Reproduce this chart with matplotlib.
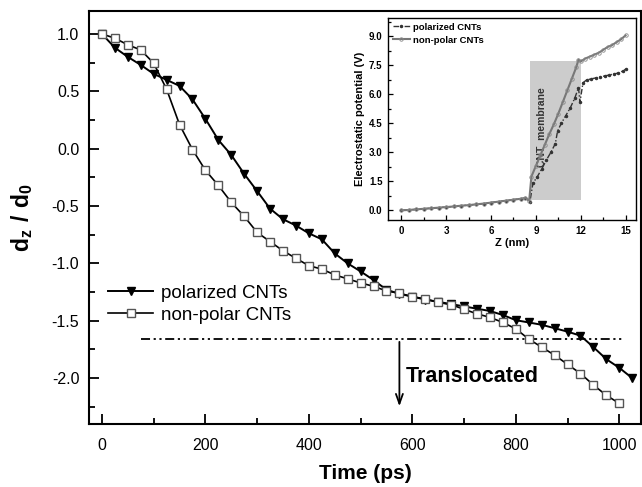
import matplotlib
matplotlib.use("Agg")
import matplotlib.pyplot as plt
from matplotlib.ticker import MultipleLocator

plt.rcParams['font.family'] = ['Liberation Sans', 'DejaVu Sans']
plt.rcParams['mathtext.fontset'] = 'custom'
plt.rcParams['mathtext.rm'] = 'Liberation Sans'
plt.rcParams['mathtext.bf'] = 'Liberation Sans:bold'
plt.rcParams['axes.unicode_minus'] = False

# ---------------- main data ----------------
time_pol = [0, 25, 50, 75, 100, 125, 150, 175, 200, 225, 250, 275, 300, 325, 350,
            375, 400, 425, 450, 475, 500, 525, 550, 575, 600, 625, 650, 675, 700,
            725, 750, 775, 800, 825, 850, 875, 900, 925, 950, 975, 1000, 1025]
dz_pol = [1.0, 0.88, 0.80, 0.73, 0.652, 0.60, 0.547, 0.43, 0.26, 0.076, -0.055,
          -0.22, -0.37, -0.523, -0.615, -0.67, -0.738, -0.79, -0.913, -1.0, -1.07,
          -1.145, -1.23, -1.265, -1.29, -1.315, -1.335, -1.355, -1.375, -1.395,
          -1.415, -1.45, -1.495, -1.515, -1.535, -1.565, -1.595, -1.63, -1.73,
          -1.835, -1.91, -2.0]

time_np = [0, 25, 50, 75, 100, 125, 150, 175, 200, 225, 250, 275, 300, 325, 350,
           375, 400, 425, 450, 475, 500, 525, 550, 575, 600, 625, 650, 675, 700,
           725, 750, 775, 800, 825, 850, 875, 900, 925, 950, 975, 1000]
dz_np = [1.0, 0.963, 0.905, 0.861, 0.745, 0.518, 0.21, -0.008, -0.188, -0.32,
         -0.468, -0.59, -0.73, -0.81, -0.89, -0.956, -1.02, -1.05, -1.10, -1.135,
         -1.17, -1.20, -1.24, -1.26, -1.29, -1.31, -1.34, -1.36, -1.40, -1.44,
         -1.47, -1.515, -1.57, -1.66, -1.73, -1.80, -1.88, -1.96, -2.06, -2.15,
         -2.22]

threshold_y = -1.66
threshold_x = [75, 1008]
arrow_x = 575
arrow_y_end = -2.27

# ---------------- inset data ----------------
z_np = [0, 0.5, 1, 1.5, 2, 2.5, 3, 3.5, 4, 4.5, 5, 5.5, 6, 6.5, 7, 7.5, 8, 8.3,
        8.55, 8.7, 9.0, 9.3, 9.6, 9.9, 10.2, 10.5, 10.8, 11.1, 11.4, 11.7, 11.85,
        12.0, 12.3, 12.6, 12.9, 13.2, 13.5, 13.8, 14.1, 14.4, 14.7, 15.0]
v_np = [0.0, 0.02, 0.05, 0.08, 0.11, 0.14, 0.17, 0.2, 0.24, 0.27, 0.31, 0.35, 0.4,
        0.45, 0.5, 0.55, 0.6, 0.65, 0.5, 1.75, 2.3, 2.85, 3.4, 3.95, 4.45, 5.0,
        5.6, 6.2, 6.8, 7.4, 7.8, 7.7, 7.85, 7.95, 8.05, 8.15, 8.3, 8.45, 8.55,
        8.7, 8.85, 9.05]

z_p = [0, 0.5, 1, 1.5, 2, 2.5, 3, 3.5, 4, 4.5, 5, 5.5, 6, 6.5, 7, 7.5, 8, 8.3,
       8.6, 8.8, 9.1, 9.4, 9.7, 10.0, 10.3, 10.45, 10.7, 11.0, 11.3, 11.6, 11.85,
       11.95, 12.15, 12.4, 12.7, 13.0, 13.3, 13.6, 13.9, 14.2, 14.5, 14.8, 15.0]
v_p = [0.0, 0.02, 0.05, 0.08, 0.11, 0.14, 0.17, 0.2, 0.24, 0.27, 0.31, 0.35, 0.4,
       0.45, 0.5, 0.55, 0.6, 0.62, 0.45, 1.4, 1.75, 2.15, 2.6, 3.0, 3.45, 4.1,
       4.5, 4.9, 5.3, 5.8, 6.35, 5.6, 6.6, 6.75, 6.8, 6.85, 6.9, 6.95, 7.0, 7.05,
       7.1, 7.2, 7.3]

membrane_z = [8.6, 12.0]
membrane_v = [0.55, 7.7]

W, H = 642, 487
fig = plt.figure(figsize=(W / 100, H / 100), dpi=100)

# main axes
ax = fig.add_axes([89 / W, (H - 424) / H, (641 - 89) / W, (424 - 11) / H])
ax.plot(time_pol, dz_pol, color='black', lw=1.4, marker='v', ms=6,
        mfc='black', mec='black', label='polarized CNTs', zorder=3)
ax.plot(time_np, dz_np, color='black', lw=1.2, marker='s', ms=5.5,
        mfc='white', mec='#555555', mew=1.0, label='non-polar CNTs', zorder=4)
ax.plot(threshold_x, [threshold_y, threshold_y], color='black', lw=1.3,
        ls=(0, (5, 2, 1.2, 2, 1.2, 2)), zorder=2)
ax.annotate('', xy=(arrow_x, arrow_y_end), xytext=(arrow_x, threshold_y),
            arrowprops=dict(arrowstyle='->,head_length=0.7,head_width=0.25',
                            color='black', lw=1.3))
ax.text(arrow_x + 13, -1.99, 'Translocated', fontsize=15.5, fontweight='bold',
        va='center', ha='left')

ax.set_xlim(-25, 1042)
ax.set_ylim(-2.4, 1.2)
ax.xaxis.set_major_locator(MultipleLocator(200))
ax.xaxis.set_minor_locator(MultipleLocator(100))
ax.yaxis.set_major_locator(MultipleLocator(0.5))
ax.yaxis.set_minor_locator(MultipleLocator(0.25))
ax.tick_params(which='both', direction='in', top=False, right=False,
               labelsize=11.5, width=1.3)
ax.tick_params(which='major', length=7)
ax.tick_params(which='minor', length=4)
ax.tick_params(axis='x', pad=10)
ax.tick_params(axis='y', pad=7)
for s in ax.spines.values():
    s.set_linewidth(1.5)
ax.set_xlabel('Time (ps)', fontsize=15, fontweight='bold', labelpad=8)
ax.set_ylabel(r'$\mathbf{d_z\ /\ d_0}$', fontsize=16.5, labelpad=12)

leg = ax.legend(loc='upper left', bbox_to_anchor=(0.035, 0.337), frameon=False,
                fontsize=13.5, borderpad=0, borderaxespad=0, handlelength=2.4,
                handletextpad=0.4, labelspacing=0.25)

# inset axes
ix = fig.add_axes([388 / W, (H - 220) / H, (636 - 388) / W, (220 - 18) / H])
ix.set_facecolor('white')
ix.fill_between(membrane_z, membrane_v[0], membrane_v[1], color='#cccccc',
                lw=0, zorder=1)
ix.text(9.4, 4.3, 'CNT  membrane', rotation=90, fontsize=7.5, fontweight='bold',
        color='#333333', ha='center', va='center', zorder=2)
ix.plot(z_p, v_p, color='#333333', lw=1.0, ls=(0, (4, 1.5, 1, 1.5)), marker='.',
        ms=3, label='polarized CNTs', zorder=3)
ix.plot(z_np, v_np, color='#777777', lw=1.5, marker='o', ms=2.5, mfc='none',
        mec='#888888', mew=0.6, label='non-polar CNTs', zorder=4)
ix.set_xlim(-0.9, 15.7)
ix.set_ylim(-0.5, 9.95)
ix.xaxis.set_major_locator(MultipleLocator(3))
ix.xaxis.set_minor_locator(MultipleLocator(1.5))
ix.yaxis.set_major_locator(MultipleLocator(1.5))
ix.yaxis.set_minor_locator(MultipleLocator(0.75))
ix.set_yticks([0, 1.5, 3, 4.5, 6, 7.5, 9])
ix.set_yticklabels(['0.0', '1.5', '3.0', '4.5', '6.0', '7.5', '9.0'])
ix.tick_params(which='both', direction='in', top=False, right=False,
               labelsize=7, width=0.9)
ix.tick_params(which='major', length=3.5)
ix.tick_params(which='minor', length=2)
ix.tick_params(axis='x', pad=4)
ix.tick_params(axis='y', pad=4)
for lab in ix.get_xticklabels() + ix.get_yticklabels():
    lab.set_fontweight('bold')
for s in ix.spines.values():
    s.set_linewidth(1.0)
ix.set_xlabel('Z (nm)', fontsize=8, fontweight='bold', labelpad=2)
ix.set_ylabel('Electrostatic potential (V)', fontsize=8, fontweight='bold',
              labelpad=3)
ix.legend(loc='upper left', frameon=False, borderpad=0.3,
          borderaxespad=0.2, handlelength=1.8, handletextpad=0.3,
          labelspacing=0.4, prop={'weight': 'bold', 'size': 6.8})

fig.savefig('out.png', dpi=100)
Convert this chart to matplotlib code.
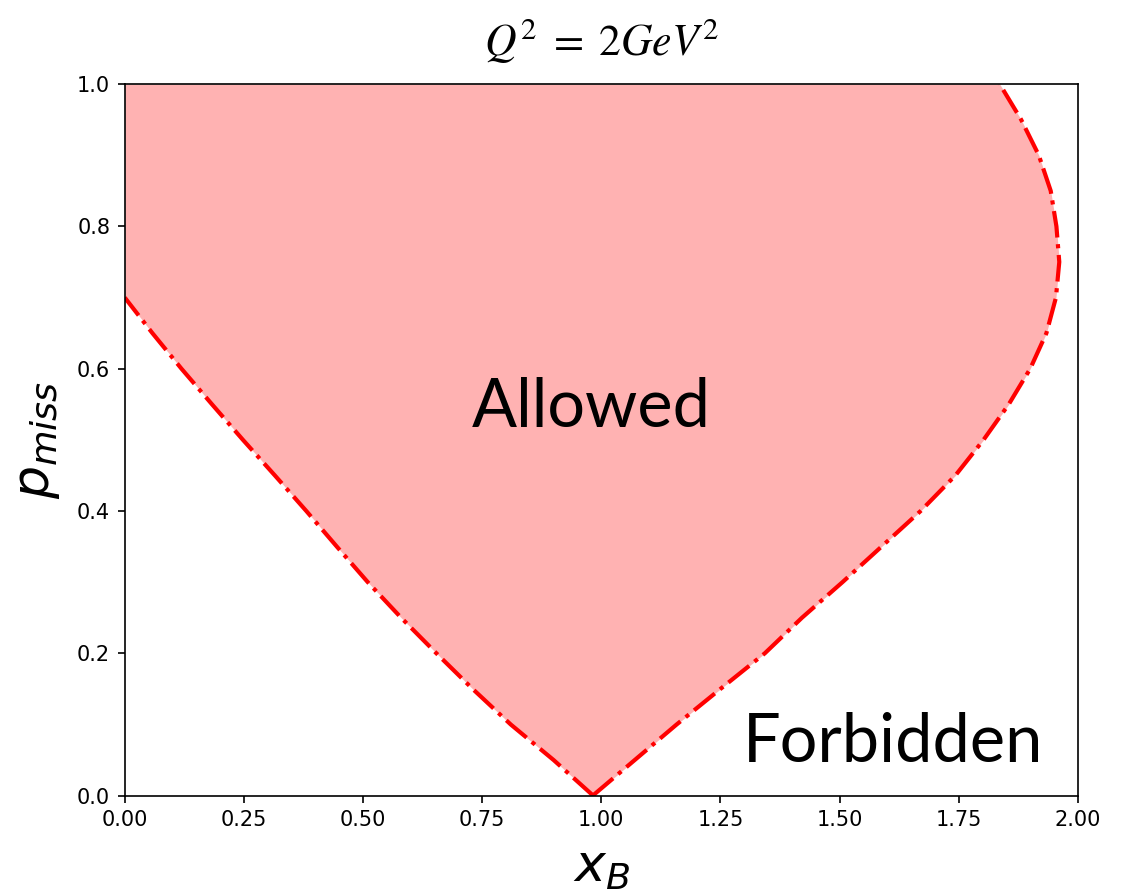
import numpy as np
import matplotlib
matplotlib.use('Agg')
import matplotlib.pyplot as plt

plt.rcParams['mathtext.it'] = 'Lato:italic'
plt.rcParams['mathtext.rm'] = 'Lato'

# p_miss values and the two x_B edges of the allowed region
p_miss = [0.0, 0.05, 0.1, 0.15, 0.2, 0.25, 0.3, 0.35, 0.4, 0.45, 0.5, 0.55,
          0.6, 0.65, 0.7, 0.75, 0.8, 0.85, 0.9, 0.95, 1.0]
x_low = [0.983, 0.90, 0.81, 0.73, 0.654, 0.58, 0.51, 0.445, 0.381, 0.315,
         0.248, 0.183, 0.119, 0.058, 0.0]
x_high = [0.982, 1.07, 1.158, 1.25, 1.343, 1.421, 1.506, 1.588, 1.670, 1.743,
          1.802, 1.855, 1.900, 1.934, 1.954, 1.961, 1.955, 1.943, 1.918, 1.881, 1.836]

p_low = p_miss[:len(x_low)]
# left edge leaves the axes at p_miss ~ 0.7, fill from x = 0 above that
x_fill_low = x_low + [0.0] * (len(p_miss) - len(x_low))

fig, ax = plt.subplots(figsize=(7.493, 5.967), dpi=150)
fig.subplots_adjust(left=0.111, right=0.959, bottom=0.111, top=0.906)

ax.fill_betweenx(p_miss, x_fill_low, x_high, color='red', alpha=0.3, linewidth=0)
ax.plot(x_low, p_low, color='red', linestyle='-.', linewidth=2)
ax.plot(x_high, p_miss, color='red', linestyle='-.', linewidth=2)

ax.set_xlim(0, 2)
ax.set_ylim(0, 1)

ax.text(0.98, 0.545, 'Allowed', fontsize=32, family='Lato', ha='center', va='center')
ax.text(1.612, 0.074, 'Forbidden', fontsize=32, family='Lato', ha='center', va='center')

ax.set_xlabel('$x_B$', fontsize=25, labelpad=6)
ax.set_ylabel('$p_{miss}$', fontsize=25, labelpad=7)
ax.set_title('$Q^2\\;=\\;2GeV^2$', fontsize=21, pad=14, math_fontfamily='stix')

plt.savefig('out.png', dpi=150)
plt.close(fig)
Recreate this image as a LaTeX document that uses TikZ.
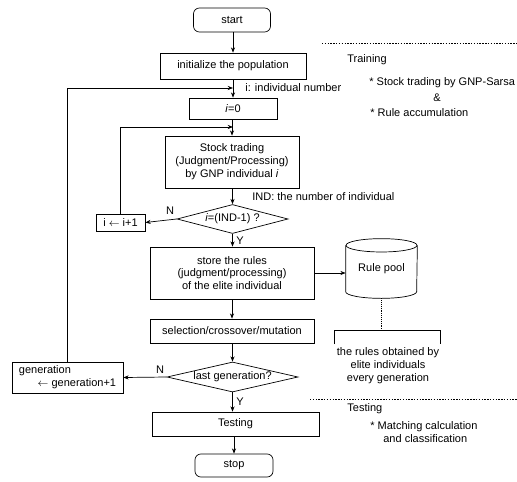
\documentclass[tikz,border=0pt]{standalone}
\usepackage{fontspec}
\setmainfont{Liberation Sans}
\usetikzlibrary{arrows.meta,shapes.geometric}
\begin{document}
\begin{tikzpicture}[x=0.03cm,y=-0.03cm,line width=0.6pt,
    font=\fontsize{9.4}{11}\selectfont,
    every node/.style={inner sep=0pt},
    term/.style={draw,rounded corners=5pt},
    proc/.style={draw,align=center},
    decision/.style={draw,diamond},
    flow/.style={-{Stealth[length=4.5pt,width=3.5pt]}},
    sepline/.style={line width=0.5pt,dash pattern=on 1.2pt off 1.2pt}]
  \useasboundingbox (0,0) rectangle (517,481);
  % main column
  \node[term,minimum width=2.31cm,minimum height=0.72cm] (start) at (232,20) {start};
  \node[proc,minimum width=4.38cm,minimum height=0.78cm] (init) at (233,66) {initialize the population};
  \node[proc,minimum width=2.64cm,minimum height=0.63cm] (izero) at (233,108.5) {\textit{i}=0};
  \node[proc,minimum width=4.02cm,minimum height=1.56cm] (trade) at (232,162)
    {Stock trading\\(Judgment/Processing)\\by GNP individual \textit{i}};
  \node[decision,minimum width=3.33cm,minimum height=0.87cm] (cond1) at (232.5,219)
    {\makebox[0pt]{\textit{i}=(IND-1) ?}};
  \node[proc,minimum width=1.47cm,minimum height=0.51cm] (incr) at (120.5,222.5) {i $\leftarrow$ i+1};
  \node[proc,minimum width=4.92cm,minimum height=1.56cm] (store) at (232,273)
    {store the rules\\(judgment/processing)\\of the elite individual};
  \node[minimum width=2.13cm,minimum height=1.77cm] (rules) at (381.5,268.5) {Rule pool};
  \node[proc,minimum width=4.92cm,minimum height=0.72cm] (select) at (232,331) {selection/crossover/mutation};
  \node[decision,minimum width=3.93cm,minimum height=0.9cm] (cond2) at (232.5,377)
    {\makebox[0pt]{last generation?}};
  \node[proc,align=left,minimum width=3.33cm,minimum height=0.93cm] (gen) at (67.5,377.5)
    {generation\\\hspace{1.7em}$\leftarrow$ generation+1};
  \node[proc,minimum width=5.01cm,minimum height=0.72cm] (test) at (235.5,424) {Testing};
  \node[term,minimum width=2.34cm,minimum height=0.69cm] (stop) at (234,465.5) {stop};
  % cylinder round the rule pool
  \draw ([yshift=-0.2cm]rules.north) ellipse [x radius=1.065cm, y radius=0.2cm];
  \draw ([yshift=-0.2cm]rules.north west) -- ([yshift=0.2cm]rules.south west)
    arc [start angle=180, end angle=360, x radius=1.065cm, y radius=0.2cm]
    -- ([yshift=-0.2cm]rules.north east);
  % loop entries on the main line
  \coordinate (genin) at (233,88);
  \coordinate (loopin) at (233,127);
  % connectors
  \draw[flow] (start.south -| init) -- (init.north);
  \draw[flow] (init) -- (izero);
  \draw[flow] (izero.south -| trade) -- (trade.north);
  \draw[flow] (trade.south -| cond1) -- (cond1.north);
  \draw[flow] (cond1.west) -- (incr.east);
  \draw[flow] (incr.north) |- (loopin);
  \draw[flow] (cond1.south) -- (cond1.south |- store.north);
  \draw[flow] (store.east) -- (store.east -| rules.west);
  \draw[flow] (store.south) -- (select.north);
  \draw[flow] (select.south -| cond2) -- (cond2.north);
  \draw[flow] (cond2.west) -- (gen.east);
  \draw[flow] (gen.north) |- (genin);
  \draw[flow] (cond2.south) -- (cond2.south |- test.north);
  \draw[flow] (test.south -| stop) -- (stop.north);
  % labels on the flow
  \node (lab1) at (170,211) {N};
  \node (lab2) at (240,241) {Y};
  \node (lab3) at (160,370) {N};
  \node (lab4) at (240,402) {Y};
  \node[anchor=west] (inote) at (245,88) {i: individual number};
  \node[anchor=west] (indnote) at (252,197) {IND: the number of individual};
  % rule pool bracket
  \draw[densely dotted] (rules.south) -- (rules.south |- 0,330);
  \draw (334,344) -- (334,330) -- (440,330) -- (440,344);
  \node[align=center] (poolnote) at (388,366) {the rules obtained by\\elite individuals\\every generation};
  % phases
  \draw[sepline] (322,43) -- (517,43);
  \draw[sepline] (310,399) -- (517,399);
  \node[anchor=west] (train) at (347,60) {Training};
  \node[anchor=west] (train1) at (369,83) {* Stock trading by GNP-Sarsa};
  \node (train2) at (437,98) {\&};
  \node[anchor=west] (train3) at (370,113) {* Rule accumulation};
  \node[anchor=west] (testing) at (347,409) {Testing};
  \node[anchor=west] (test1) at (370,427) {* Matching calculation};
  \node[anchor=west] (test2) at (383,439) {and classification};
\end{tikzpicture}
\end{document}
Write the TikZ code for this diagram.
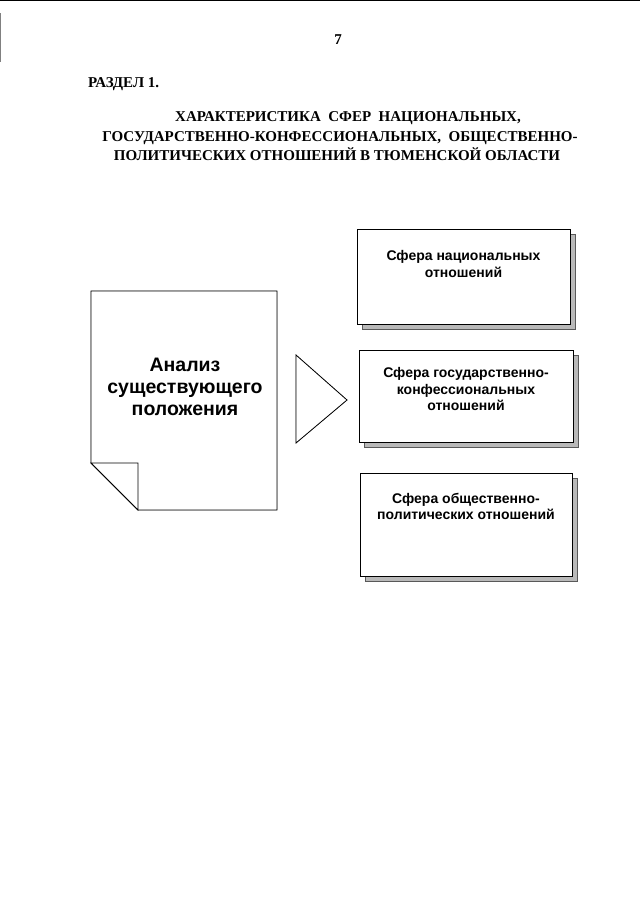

_The task:_
Collect the complete line wherever the string "that" appears in the records.

_Written response:_
# left edge leaves the axes at p_miss ~ 0.7, fill from x = 0 above that
Recreate this image as a LaTeX document that uses TikZ.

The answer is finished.